Syndicated sports columnist and longtime Ali defender Jerry Izenberg covered the Chuvalo fight in Toronto. “I went to Toronto to ask Ali one question,” he recalls. “All these guys had been running to Canada to avoid the draft and here was Ali forced to leave his own country because of his attitude toward the war. I thought maybe he was going to stay in Canada. So when I got to Toronto for the Chuvalo fight, I asked him that question and I still remember his answer. He said, America is my birth country. They make the rules, and if they want to put me in jail, I’ll go to jail. But I’m an American and I’m not running away.’”

But leaving behind the hostility of America for adoring crowds in Europe, Ali seemed to regain his old spirit, temporarily forgetting his legal troubles back home, although he lamented to the British press that he had “been driven out of my country because of my religious beliefs.” In London to fight Henry Cooper, he began to write poetry again. For one journalist, he recited:

Since I won’t let critics seal my fate
They keep hollering I’m full of hate
But they don’t really hurt me none
‘Cause I’m doing good and having fun
And fun to me is something bigger
Than what those critics fail to figure
Fun to me is lots of things
And along with it some good I bring
Yet while I’m busy helping my people
These critics keep writing I’m deceitful
But I can take it on the chin
And that’s the honest truth my friend
Now from Muhammad you just heard
The latest and the truest word
So when they ask you “What’s the latest?”
Just say, “Ask Ali. He’s still the greatest.”

But the fun was short-lived. Back home, his lawyers were studying tactics to delay the inevitable draft call, which now seemed imminent. The anti-war movement was picking up steam as thousands of college students demonstrated against the escalating war, shouting Stokely Carmichael’s slogan—originally referring to black draftees—“Hell no, we won’t go!” Ali watched these developments on television, and his resolve to stay out of the army intensified. On a side trip to Cairo, he told reporters, “My main concern now is to go back to the States and try to beat the draft.”
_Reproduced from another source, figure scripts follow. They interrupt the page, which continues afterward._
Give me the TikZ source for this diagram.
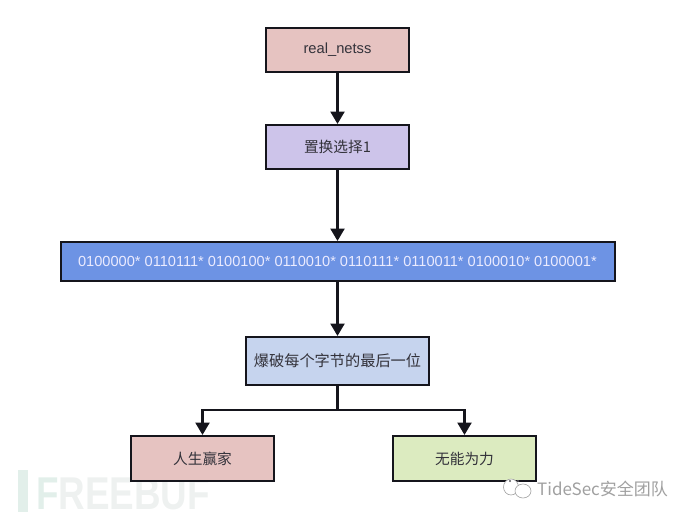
\documentclass[tikz,border=0pt]{standalone}
\usepackage{fontspec}
\setmainfont{Liberation Sans}
\newfontfamily\cjk{Noto Sans CJK SC}
\usetikzlibrary{arrows.meta,positioning}
\definecolor{boxred}{HTML}{E6C3C1}
\definecolor{boxpurple}{HTML}{CDC4EA}
\definecolor{boxblue}{HTML}{6D93E4}
\definecolor{boxpale}{HTML}{C6D4EE}
\definecolor{boxgreen}{HTML}{DCEBC0}
\definecolor{edgecol}{HTML}{15151C}
\definecolor{txtcol}{HTML}{33323A}
\definecolor{wmcol}{HTML}{E2EFEA}
\definecolor{wmgray}{HTML}{EEF1F0}
\definecolor{wmtext}{HTML}{A0A0A0}
\tikzset{
  flowbox/.style={draw=edgecol,line width=2pt,inner sep=0pt,text=txtcol,font=\fontsize{14.7}{16}\selectfont\cjk},
  flowarrow/.style={draw=edgecol,line width=2.4pt,-{Triangle[length=12.5pt,width=14pt]}},
  flowline/.style={draw=edgecol,line width=2.4pt},
  chatbubble/.style={draw=wmtext,line width=0.6pt,fill=white},
}
\begin{document}
\begin{tikzpicture}[x=1pt,y=-1pt]
\useasboundingbox (0,0) rectangle (690,519);
% watermark
\fill[wmcol] (18,470) rectangle (28,512);
\node[name=wmfreebuf,anchor=west,inner sep=0pt,xscale=0.8,transform shape,font=\fontsize{46}{48}\selectfont\bfseries,text=wmgray] at (36,494) {\textcolor{wmcol}{F}REEBUF};
% boxes
\node[flowbox,fill=boxred,minimum width=143pt,minimum height=44pt] (a) at (337.5,50) {\fontspec{Liberation Sans}real\_netss};
\node[flowbox,fill=boxpurple,minimum width=143pt,minimum height=44pt] (b) at (337.5,147) {置换选择1};
\node[flowbox,fill=boxblue,minimum width=554pt,minimum height=39pt,text=white!92!blue,font=\fontsize{14.6}{16}\selectfont] (c) at (337.5,261.5) {0100000* 0110111* 0100100* 0110010* 0110111* 0110011* 0100010* 0100001*};
\node[flowbox,fill=boxpale,minimum width=183pt,minimum height=48pt,font=\fontsize{15.2}{17}\selectfont\cjk] (d) at (337.5,361) {爆破每个字节的最后一位};
\node[flowbox,fill=boxred,minimum width=143pt,minimum height=45pt] (e) at (202.5,458.5) {人生赢家};
\node[flowbox,fill=boxgreen,minimum width=143pt,minimum height=45pt] (f) at (464.5,458.5) {无能为力};
% connectors
\draw[flowarrow] (a) -- (b);
\draw[flowarrow] (b) -- (c);
\draw[flowarrow] (c) -- (d);
\coordinate (j) at (337.5,410);
\draw[flowline] (d) -- (j);
\draw[flowarrow] (j) -| (e);
\draw[flowarrow] (j) -| (f);
% logo watermark
\draw[chatbubble] (511,487) ellipse [x radius=7.5pt,y radius=8pt];
\draw[chatbubble] (523,491) ellipse [x radius=8pt,y radius=7pt];
\fill[edgecol!70] (510,481) circle [radius=1.2pt] (518,481) circle [radius=1.2pt];
\node[name=wmtide,anchor=west,inner sep=0pt,text=wmtext,font=\fontsize{17}{19}\selectfont\cjk] at (537,489) {TideSec安全团队};
\end{tikzpicture}
\end{document}
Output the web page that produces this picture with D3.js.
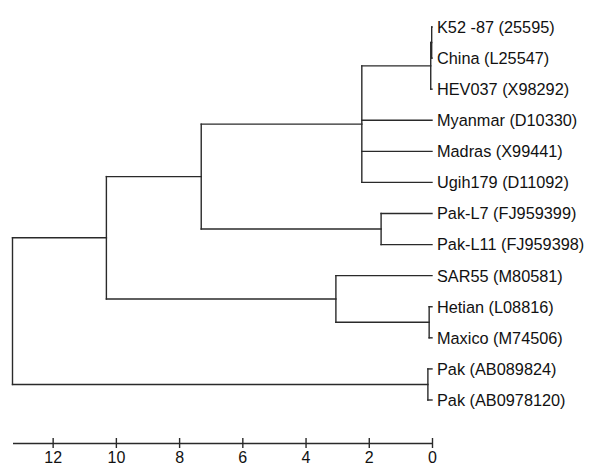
<!DOCTYPE html>
<html>
<head>
<meta charset="utf-8">
<script src="https://cdn.jsdelivr.net/npm/d3@7"></script>
<style>
  html, body { margin: 0; padding: 0; background: #fff; }
  svg { display: block; }
  text { font-family: "Liberation Sans", Arial, sans-serif; fill: #111; }
</style>
</head>
<body>
<svg id="chart" width="600" height="471"></svg>
<script>
// ---- Data ----
// Tree nodes (display order), their parents and merge heights (distance units)
const nodeIds = [
  "root", "A", "B", "C", "KC", "KC2",
  "K52 -87 (25595)", "China (L25547)", "HEV037 (X98292)",
  "Myanmar (D10330)", "Madras (X99441)", "Ugih179 (D11092)",
  "PakL", "Pak-L7 (FJ959399)", "Pak-L11 (FJ959398)",
  "SARg", "SAR55 (M80581)", "HM", "Hetian (L08816)", "Maxico (M74506)",
  "PakG", "Pak (AB089824)", "Pak (AB0978120)"
];
const parentIds = [
  null, "root", "A", "B", "C", "KC",
  "KC2", "KC2", "KC",
  "C", "C", "C",
  "B", "PakL", "PakL",
  "A", "SARg", "SARg", "HM", "HM",
  "root", "PakG", "PakG"
];
const heights = [
  13.27, 10.3, 7.3, 2.22, 0.04, 0.01,
  0, 0, 0,
  0, 0, 0,
  1.61, 0, 0,
  3.04, 0, 0.09, 0, 0,
  0.13, 0, 0
];
const tickValues = [12, 10, 8, 6, 4, 2, 0];

// ---- Build hierarchy ----
const table = nodeIds.map((id, i) => ({ id, parent: parentIds[i], h: heights[i] }));
const root = d3.stratify().id(d => d.id).parentId(d => d.parent)(table);

const leaves = root.leaves();
const svg = d3.select("#chart");

const x = d3.scaleLinear().domain([heights[0], 0]).range([12.5, 432]);
const y = d3.scalePoint().domain(leaves.map(d => d.id)).range([27, 400]);

// assign y positions: leaves from scale, internal nodes = midpoint of first/last child
root.eachAfter(n => {
  if (!n.children) n.py = y(n.id);
  else n.py = (n.children[0].py + n.children[n.children.length - 1].py) / 2;
  n.px = x(n.data.h);
});

const g = svg.append("g")
  .attr("fill", "none")
  .attr("stroke", "#2a2a2a")
  .attr("stroke-width", 1.4)
  .attr("stroke-linecap", "square");

const internal = root.descendants().filter(n => n.children);
// vertical connectors
g.selectAll("line.v").data(internal).join("line")
  .attr("class", "v")
  .attr("x1", n => n.px).attr("x2", n => n.px)
  .attr("y1", n => n.children[0].py)
  .attr("y2", n => n.children[n.children.length - 1].py);
// horizontal branches
const nonRoot = root.descendants().filter(n => n.parent);
g.selectAll("line.h").data(nonRoot).join("line")
  .attr("class", "h")
  .attr("x1", n => n.parent.px).attr("x2", n => n.px)
  .attr("y1", n => n.py).attr("y2", n => n.py);

// leaf labels
svg.selectAll("text.leaf").data(leaves).join("text")
  .attr("class", "leaf")
  .attr("x", 437)
  .attr("y", n => n.py)
  .attr("dy", "0.36em")
  .attr("font-size", 16.3)
  .text(n => n.id);

// ---- Axis ----
const axis = d3.axisBottom(x).tickValues(tickValues).tickFormat(d3.format("d"))
  .tickSizeInner(5).tickSizeOuter(0).tickPadding(4);
const ax = svg.append("g").attr("transform", "translate(0,443)").call(axis);
ax.select(".domain").attr("stroke", "#2a2a2a").attr("stroke-width", 1.4);
ax.selectAll(".tick line").attr("y1", -5).attr("y2", 5).attr("stroke", "#2a2a2a").attr("stroke-width", 1.4);
ax.selectAll(".tick text").attr("font-size", 16).attr("font-family", "\"Liberation Sans\", Arial, sans-serif").attr("fill", "#111");
</script>
</body>
</html>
After accompanying him for several days, during which he seemed to ignore his legal problems,
Life
magazine photographer Gordon Parks finally asked Ali, “What about your draft situation?”

“What about it?” came the reply. “How can I kill somebody when I pray five times a day for peace? Answer me. For two years the Army told everybody I was a nut. I was ashamed! My mother and father was ashamed! Now, suddenly, they decide Fm very wise—without even testing me again. I ain’t scared. Just show me a soldier who’d like to be in that ring in my place. I see signs saying, ‘L.B.J., how many kids did you kill today?’Well, I ain’t said nothing that bad. Elijah Muhammad teaches us to fight only when we are attacked. My life is in his hands. That’s the way it is. That’s the way it’s got to be.”

Back in America, college students weren’t the only ones questioning the legitimacy of the war. Martin Luther King Jr. was in the process of debating his conscience and his SCLC Board, which was still reluctant to incur the wrath of the Johnson Administration and its support of the civil rights agenda.

King had begun to shift his priorities from the battle against segregation in the South to the fight for economic justice in the rest of the country, acknowledging that his movement’s legislative and judicial victories “did very little to improve the lot of millions of Negroes in the teeming North.” The civil rights leader was at first uncomfortable with the increasing militancy of the new generation of young black leaders, labeling Black Power a “slogan without a program” and fearing it would lead to violence. Indeed, black ghetto unrest had already resulted in a number of urban race riots as increasing numbers of blacks began to see Dr. King’s call for nonviolence as irrelevant to their situation. In October 1966, the Black Panther Party for Self Defense was formed in Oakland, California—the most militant of the Black Power groups to date. Their members carried rifles—to defend themselves against police brutality, they claimed.

Martin Luther King Jr. rejected the tactics of the Black Panthers and other militant Black Power groups. But on one issue he was becoming increasingly sympathetic. In 1964, King had been awarded the Nobel Peace Prize for his work in civil rights. Privately, he would often note the irony that he was given the world’s most prestigious symbol of peace but could not speak out against the brutal war in Vietnam. In fact, he had made his personal views known in a number of interviews, but he had not yet linked the civil rights movement with the burgeoning peace movement.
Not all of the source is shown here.